Why use this resource?
This resource reminds students of their knowledge of angles in circles (through the Warm-up) before the main Problem leads them through an elegant proof of the Sine Rule which incorporates the use of circle theorems. Students will also discover an interesting relationship between a triangle and the diameter of its circumcircle.
For the main scaffolded task, students will need a printed sheet each to fill in, which could be printed on A3 paper (see the possible approaches below).
The warm-up could be done as a mini whiteboard exercise, or students could work in groups on a large piece of paper. Students should be encouraged to justify their answers using circle theorems).
The main scaffolded task could be given to students to work on individually (possibly as a homework) and the results can then be discussed as a class so that any gaps filled in through discussion. The discussion could start with students working in pairs and then larger groups or a whole class plenary.
Alternatively, students could start with a sheet each and be given a minute or two to look at the first couple of boxes. Then students can work in pairs, checking their ideas as they go.
The scaffold structure could be printed on large sheets for students to work on in groups of four.
- Can you find a pair of angles that are equal?
- How can you justify that they are equal?
- How does \(A\) being a right angle help?
- What is the relationship between the angles and sides of a right angles triangle?
- Can you write down a similar relationship for the final angle without drawing in \(A’\)?
Encourage students to compare the working they are doing with the Warm-up.

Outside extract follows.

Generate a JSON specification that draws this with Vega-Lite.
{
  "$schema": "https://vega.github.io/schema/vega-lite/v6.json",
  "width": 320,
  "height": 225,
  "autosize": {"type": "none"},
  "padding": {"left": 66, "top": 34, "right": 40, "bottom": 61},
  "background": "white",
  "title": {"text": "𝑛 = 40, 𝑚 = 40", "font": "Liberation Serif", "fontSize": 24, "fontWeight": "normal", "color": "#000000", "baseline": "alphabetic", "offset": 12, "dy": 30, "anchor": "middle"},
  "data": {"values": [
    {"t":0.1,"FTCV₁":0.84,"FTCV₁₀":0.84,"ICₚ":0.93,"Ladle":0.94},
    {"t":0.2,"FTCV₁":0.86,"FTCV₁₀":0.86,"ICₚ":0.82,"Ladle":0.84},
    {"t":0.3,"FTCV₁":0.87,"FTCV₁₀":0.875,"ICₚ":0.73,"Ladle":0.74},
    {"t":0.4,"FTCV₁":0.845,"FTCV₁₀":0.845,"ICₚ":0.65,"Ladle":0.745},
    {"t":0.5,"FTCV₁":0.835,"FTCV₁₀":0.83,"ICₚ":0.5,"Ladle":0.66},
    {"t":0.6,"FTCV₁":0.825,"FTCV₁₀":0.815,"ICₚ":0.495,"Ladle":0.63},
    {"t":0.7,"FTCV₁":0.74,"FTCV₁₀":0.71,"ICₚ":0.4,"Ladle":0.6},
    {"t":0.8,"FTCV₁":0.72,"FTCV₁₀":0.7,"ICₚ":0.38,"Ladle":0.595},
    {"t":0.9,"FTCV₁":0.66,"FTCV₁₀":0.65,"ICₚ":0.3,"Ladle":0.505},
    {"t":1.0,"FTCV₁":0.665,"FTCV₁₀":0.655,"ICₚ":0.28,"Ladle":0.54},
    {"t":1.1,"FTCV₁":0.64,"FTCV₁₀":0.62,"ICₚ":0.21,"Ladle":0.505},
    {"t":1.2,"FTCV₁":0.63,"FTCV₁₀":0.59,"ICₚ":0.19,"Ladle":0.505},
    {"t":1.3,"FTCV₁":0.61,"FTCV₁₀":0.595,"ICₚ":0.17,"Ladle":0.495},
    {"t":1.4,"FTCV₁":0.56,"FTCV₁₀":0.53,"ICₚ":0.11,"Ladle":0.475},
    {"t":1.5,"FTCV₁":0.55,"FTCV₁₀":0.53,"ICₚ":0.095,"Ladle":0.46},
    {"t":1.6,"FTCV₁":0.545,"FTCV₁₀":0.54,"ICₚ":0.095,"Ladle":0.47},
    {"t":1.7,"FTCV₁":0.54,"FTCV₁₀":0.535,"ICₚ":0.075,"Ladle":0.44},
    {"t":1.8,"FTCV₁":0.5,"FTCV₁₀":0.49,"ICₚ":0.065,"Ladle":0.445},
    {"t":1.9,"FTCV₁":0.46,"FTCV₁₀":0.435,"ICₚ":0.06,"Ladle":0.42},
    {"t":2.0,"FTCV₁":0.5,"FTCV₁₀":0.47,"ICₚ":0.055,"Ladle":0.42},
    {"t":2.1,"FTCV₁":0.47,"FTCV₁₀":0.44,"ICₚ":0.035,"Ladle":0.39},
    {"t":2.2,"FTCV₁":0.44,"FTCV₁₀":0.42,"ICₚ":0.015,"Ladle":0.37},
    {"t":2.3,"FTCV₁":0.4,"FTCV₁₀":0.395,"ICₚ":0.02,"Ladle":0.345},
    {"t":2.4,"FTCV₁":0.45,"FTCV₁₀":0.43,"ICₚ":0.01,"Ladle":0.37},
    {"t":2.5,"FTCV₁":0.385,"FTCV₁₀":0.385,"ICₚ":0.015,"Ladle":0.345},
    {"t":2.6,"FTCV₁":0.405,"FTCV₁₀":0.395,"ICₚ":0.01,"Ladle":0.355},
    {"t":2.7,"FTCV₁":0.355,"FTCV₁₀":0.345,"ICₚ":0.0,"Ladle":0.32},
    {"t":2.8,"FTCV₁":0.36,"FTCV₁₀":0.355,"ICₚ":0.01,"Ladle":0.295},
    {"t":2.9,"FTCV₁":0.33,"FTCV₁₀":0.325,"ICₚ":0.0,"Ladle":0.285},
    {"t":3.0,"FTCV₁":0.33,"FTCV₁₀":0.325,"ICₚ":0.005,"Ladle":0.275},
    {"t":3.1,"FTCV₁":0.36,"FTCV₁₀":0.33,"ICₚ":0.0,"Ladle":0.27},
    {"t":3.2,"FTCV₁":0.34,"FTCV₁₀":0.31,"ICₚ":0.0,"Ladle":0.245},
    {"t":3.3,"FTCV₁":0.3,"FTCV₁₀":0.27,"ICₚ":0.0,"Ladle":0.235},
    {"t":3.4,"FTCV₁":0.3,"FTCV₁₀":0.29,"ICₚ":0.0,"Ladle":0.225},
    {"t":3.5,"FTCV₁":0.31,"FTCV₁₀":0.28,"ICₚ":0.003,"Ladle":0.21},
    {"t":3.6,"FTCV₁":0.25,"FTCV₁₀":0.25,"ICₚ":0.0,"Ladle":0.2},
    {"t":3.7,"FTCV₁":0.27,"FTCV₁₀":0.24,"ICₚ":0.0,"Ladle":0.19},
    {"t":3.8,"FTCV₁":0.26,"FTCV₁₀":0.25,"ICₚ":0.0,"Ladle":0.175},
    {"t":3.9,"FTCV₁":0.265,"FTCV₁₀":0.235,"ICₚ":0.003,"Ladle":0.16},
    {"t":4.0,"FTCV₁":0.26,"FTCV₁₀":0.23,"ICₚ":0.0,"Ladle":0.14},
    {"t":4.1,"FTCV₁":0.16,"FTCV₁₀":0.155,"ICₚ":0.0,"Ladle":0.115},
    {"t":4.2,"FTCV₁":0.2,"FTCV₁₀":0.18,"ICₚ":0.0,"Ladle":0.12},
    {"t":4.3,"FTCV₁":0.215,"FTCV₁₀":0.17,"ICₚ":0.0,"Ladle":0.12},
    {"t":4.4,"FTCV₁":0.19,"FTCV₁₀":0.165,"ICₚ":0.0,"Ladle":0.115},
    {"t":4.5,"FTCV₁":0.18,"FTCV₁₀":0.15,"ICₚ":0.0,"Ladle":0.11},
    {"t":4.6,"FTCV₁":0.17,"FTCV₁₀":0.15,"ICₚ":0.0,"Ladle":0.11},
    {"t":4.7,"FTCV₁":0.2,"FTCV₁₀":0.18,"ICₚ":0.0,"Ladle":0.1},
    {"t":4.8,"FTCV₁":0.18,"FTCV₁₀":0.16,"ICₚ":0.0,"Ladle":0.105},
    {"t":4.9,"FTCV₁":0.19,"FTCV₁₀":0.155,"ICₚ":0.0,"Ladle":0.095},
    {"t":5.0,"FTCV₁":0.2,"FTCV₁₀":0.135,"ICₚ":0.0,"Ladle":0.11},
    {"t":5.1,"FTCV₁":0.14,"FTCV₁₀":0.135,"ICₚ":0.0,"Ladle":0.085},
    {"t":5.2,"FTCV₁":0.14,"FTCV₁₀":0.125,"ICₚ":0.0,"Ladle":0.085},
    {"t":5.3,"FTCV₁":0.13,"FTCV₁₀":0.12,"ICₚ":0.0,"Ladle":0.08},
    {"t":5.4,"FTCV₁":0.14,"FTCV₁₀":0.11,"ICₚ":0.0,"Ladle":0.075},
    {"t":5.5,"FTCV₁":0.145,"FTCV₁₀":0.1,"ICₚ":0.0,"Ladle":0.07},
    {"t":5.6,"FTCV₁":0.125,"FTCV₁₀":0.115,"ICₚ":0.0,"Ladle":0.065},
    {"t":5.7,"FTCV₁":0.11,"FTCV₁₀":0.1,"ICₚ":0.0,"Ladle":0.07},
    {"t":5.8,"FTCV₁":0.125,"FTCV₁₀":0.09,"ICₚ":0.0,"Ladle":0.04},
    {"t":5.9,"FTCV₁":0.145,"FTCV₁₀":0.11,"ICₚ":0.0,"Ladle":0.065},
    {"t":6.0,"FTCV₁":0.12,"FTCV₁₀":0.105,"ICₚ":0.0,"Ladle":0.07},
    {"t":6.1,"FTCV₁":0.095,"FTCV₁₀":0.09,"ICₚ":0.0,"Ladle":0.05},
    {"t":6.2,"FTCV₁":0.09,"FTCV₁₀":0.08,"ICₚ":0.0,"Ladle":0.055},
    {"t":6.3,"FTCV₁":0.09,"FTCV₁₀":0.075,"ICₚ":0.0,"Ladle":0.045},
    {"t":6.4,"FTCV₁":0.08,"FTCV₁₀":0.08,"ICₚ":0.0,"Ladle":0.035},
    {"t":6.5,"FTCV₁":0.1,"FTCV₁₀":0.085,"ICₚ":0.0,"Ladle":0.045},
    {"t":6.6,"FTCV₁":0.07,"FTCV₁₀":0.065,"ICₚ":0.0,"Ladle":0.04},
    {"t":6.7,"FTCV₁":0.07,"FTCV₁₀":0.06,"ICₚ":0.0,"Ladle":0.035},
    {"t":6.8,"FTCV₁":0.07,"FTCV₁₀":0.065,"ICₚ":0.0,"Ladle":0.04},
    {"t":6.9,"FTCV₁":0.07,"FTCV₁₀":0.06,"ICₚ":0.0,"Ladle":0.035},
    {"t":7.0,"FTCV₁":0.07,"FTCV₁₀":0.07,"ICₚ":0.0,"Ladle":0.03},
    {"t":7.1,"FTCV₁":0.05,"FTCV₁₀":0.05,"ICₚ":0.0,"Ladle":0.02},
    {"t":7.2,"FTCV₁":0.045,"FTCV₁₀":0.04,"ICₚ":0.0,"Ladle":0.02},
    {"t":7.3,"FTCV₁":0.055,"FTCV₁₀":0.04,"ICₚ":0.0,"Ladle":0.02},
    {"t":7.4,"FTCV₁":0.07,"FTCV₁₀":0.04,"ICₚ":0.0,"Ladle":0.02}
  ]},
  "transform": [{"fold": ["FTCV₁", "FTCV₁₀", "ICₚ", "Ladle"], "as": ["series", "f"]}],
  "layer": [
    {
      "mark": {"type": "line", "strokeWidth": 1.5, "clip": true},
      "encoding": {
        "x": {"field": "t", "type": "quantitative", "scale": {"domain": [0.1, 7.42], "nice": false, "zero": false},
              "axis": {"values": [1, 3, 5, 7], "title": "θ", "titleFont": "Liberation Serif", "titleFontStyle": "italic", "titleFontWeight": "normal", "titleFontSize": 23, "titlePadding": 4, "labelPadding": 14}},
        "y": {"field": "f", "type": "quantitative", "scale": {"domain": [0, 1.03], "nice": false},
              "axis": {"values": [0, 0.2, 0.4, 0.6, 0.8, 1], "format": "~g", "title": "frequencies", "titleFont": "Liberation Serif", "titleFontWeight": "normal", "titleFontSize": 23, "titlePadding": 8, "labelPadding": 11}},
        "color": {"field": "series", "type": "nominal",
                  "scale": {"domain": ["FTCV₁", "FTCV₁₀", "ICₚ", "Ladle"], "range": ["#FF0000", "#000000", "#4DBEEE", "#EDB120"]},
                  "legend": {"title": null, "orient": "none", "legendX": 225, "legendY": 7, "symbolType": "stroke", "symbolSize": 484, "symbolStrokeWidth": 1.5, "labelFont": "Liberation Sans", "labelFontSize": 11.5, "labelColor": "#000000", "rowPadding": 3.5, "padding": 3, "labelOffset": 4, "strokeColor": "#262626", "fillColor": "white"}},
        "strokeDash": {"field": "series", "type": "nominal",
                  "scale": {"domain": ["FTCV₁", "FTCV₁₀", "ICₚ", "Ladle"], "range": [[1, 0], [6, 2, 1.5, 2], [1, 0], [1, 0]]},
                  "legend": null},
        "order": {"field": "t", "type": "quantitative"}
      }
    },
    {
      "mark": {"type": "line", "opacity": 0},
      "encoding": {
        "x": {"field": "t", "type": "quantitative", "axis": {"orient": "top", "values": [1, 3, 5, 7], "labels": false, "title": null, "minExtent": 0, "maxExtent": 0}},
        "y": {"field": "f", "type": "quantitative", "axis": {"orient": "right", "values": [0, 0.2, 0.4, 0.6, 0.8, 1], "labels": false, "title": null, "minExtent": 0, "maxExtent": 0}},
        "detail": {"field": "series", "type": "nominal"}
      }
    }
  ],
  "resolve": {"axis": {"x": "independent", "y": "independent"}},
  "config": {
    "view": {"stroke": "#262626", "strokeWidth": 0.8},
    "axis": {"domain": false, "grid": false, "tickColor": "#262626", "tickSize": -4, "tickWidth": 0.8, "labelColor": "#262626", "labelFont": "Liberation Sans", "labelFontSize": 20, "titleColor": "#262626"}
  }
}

Which angles are equivalent?
What can they remember about right-angled triangles, can they remember the trigonometric ratios?
The suggestion section could be printed out and cut up as separate cards to be handed to students as appropriate. Students should be encouraged to think about how these suggestions are related to the specific steps in the problem they are tackling as well as the problem as a whole.
What difference does it make if the triangle has an obtuse angle? Can you construct a proof of the result? (Which circle theorems and properties of \(\sin\) will students need to use if \(C’\) is in the opposite segment to \(C\)?)